→ **Excerpted data**:
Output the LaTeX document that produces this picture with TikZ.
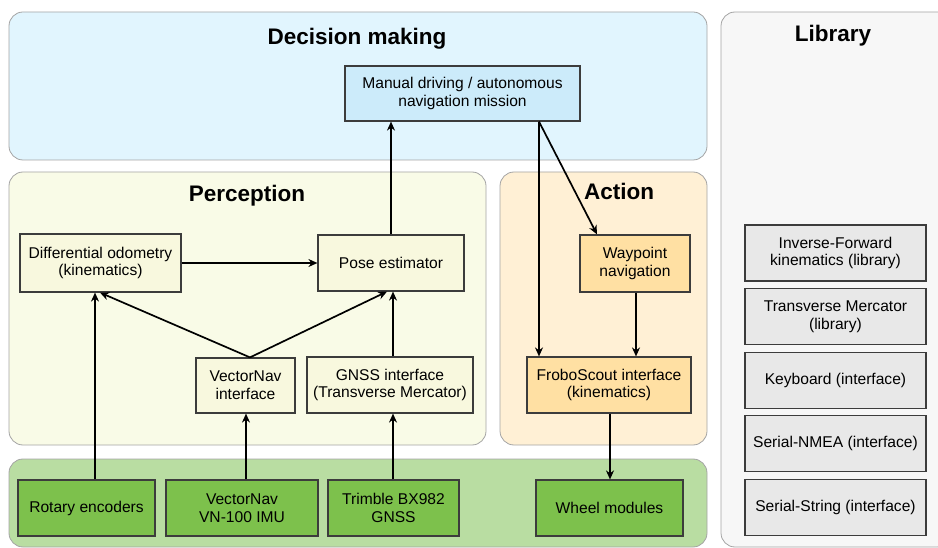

...

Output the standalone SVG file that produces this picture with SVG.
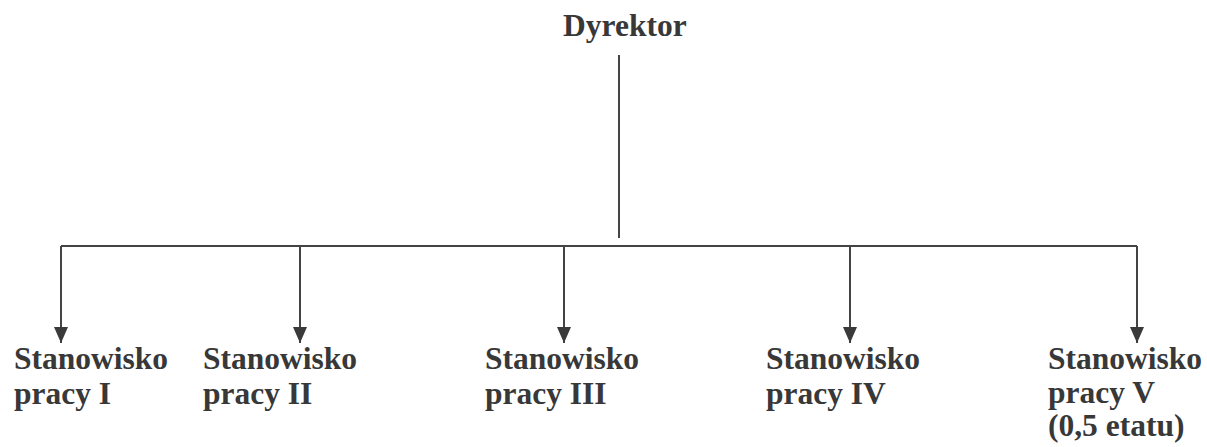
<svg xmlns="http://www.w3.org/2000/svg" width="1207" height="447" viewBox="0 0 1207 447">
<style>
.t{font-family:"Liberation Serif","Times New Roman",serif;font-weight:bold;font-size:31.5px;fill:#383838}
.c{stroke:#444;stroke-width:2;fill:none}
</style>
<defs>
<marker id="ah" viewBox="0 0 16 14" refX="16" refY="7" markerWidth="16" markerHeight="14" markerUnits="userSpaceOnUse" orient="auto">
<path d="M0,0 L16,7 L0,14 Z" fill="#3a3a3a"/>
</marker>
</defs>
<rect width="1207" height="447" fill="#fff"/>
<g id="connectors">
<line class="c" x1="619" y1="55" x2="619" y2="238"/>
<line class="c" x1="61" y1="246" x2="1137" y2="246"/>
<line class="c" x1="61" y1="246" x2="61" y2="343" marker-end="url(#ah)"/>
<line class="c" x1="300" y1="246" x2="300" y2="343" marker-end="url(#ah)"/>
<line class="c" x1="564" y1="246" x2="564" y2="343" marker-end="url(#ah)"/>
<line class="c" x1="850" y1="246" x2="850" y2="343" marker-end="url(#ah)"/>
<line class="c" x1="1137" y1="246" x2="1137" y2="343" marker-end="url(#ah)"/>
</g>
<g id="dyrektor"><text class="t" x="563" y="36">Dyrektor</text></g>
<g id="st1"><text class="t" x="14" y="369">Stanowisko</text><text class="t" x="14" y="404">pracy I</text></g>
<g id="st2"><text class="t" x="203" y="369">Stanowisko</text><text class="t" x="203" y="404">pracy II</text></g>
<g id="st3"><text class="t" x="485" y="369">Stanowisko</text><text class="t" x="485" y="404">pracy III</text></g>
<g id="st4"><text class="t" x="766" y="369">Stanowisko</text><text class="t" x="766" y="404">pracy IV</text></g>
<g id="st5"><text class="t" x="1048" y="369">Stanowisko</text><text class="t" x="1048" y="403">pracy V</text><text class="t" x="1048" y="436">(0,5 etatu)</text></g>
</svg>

→ **Given instruction**:
Looking at the data above, how many lines hold the word "this"? Respond with the number alone.

→ **Finished exercise**:
2